═════ INFORMATION SHOWN ═════

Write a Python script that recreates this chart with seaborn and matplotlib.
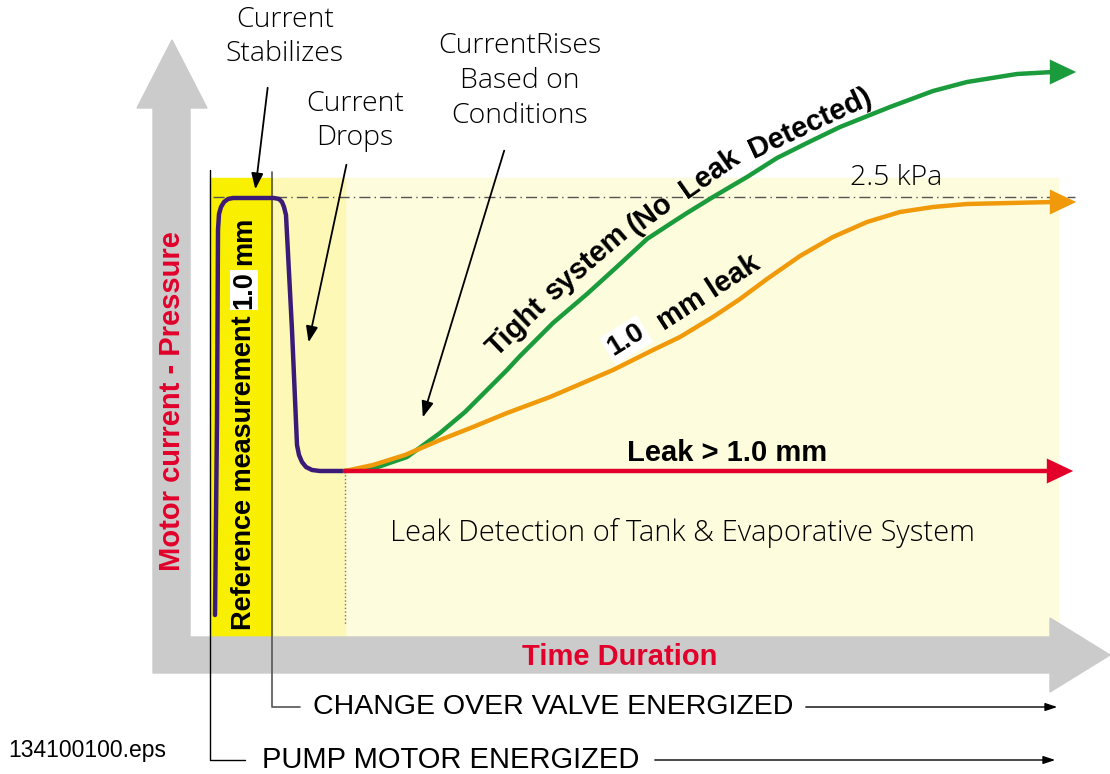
#libraries

import pandas as pd
import matplotlib.pyplot as plt
import matplotlib.patches as mpatches
import seaborn as sns

sns.set_theme(style="white")
plt.rcParams['font.family'] = ['Liberation Sans', 'DejaVu Sans']
plt.rcParams['text.color'] = 'black'

# curves (time position, level position in image units)
purple_t = [215, 217, 218, 219, 221, 224, 228, 233, 274, 279, 282, 284, 286, 292, 297, 299, 302, 306, 312, 320, 345]
purple_v = [615, 420, 230, 214, 207, 202, 199, 198, 198, 199, 202, 207, 215, 330, 445, 455, 462, 467, 470, 471, 471]

green_t = [345, 375, 407, 440, 465, 480, 497, 507, 520, 553, 587, 620, 647, 673, 687, 713, 747,
           777, 807, 840, 890, 933, 967, 1017, 1053]
green_v = [471, 468, 457, 433, 412, 397, 380, 370, 356, 323, 294, 264, 239, 222, 213, 197, 177,
           158, 143, 127, 107, 91, 82, 74, 72]

orange_t = [345, 373, 405, 440, 473, 507, 550, 613, 653, 680, 713, 740, 767, 800, 833, 867,
            900, 933, 967, 1010, 1053]
orange_v = [471, 465, 455, 440, 427, 413, 397, 370, 350, 337, 317, 299, 279, 256, 237, 222,
            212, 207, 204, 203, 202]

red_t = [345, 700, 1050]
red_v = [471, 471, 471]

threshold_label = "2.5 kPa"
threshold_level = 197

RED = "#e2002b"
GREEN = "#1a9b3c"
ORANGE = "#f09a0b"
PURPLE = "#3b1a78"
GRAY = "#cbcbcb"
light = ['Open Sans', 'Liberation Sans']
narrow = ['Liberation Sans Narrow', 'Liberation Sans']

fig = plt.figure(figsize=(11.1, 7.74), dpi=100)
ax = fig.add_axes([0, 0, 1, 1])

# background zones
ax.add_patch(mpatches.Rectangle((345, 178), 713, 459, color="#fdfcdc", zorder=0))
ax.add_patch(mpatches.Rectangle((272, 178), 73, 459, color="#fef8b6", zorder=0))
ax.add_patch(mpatches.Rectangle((210, 178), 62, 459, color="#f8f000", zorder=0))

# big gray axis arrows
ax.add_patch(mpatches.Polygon([(153, 108), (137, 108), (172, 40), (207, 108), (190, 108),
                               (190, 637), (1050, 637), (1050, 618), (1110, 655),
                               (1050, 692), (1050, 673), (153, 673)],
                              closed=True, color=GRAY, zorder=1))
ax.text(620, 657, "Time Duration", color=RED, fontsize=21, fontweight='bold',
        family=narrow, ha='center', va='center', zorder=5)
ax.text(172, 401, "Motor current - Pressure", color=RED, fontsize=21, fontweight='bold',
        rotation=90, ha='center', va='center', zorder=5)

# marker lines for the two events
ax.plot([210, 210, 245], [170, 760, 760], color="black", lw=1, zorder=2)
ax.plot([272, 272, 300], [172, 707, 707], color="#555555", lw=1.2, zorder=2)
ax.annotate("", xy=(1058, 760), xytext=(652, 760),
            arrowprops=dict(arrowstyle="-|>,head_length=0.6,head_width=0.2", color="black", lw=1))
ax.annotate("", xy=(1060, 707), xytext=(803, 707),
            arrowprops=dict(arrowstyle="-|>,head_length=0.6,head_width=0.2", color="black", lw=1))
ax.text(313, 707, "CHANGE OVER VALVE ENERGIZED", fontsize=20.5, family=narrow, va='center', ha='left')
ax.text(262, 760, "PUMP MOTOR ENERGIZED", fontsize=21, family=narrow, va='center', ha='left')
ax.text(8, 750, "134100100.eps", fontsize=16.5, family=narrow, va='center', ha='left')

# threshold
ax.plot([213, 1075], [threshold_level, threshold_level], color="#555555", lw=1,
        linestyle=(0, (8, 3, 1, 3)), zorder=2)
ax.text(896, 178, threshold_label, fontsize=20.5, family=light, fontweight='light',
        ha='center', va='center')
ax.plot([345, 345], [471, 625], color="#777777", lw=1, linestyle=':', zorder=2)

# curves
curves = [
    ("purple", purple_t, purple_v, PURPLE),
    ("green", green_t, green_v, GREEN),
    ("orange", orange_t, orange_v, ORANGE),
    ("red", red_t, red_v, RED),
]
for name, t, v, c in curves:
    df = pd.DataFrame({"time": t, "level": v})
    sns.lineplot(data=df, x="time", y="level", sort=False, estimator=None,
                 color=c, lw=3.2, ax=ax, zorder=4)
    if name != "purple":
        ax.annotate("", xy=(t[-1] + 26, v[-1]), xytext=(t[-2], v[-1]),
                    arrowprops=dict(arrowstyle="-|>,head_length=0.95,head_width=0.45",
                                    mutation_scale=20, color=c, lw=0), zorder=4)

# curve labels (the tight-system label follows the curve word by word)
for word, x, y, ang in [("Tight", 516, 327, 44), ("system", 587, 262, 41),
                        ("(No", 650, 214, 36), ("Leak", 710, 173, 35),
                        ("Detected)", 810, 123, 25)]:
    ax.text(x, y, word, fontsize=21, fontweight='bold', rotation=ang,
            rotation_mode='anchor', ha='center', va='center', zorder=5)
ax.text(626, 340, "1.0", fontsize=20, fontweight='bold', rotation=32, rotation_mode='anchor',
        ha='center', va='center', zorder=5,
        bbox=dict(facecolor='white', edgecolor='none', pad=2))
ax.text(708, 293, "mm leak", fontsize=21, fontweight='bold', rotation=33, rotation_mode='anchor',
        ha='center', va='center', zorder=5)
ax.text(727, 453, "Leak > 1.0 mm", fontsize=21, fontweight='bold', ha='center', va='center', zorder=5)
ax.text(682, 533, "Leak Detection of Tank & Evaporative System", fontsize=21, family=light,
        fontweight='light', ha='center', va='center', zorder=5)

# reference measurement label (vertical)
ax.text(244, 630, "Reference measurement", fontsize=19.5, fontweight='bold', rotation=90,
        rotation_mode='anchor', ha='left', va='center', zorder=5)
ax.text(244, 290, "1.0", fontsize=19.5, fontweight='bold', rotation=90, rotation_mode='anchor',
        ha='center', va='center', zorder=5,
        bbox=dict(facecolor='white', edgecolor='none', pad=1))
ax.text(244, 265, "mm", fontsize=19.5, fontweight='bold', rotation=90, rotation_mode='anchor',
        ha='left', va='center', zorder=5)

# callouts
callout = dict(arrowstyle="-|>,head_length=0.8,head_width=0.3", color="black", lw=1.3)
ax.text(285, 37, "Current\nStabilizes", fontsize=20.5, family=light, fontweight='light',
        ha='center', va='center', linespacing=1.32)
ax.annotate("", xy=(255, 192), xytext=(268, 85), arrowprops=callout)
ax.text(355, 121, "Current\nDrops", fontsize=20.5, family=light, fontweight='light',
        ha='center', va='center', linespacing=1.32)
ax.annotate("", xy=(308, 345), xytext=(347, 162), arrowprops=callout)
ax.text(520, 81, "CurrentRises\nBased on\nConditions", fontsize=20.5, family=light,
        fontweight='light', ha='center', va='center', linespacing=1.32)
ax.annotate("", xy=(422, 420), xytext=(505, 148), arrowprops=callout)

ax.set_xlim(0, 1110)
ax.set_ylim(774, 0)
ax.axis('off')

plt.savefig("out.png", dpi=100)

═════

AIM OF THE EXERCISE: With the pictures left out, restate word for word every line of the data above, from the first down to the line that contains "470, 471, 471]".

EXERCISE RESPONSE:
Write a Python script that recreates this chart with seaborn and matplotlib.
#libraries

import pandas as pd
import matplotlib.pyplot as plt
import matplotlib.patches as mpatches
import seaborn as sns

sns.set_theme(style="white")
plt.rcParams['font.family'] = ['Liberation Sans', 'DejaVu Sans']
plt.rcParams['text.color'] = 'black'

# curves (time position, level position in image units)
purple_t = [215, 217, 218, 219, 221, 224, 228, 233, 274, 279, 282, 284, 286, 292, 297, 299, 302, 306, 312, 320, 345]
purple_v = [615, 420, 230, 214, 207, 202, 199, 198, 198, 199, 202, 207, 215, 330, 445, 455, 462, 467, 470, 471, 471]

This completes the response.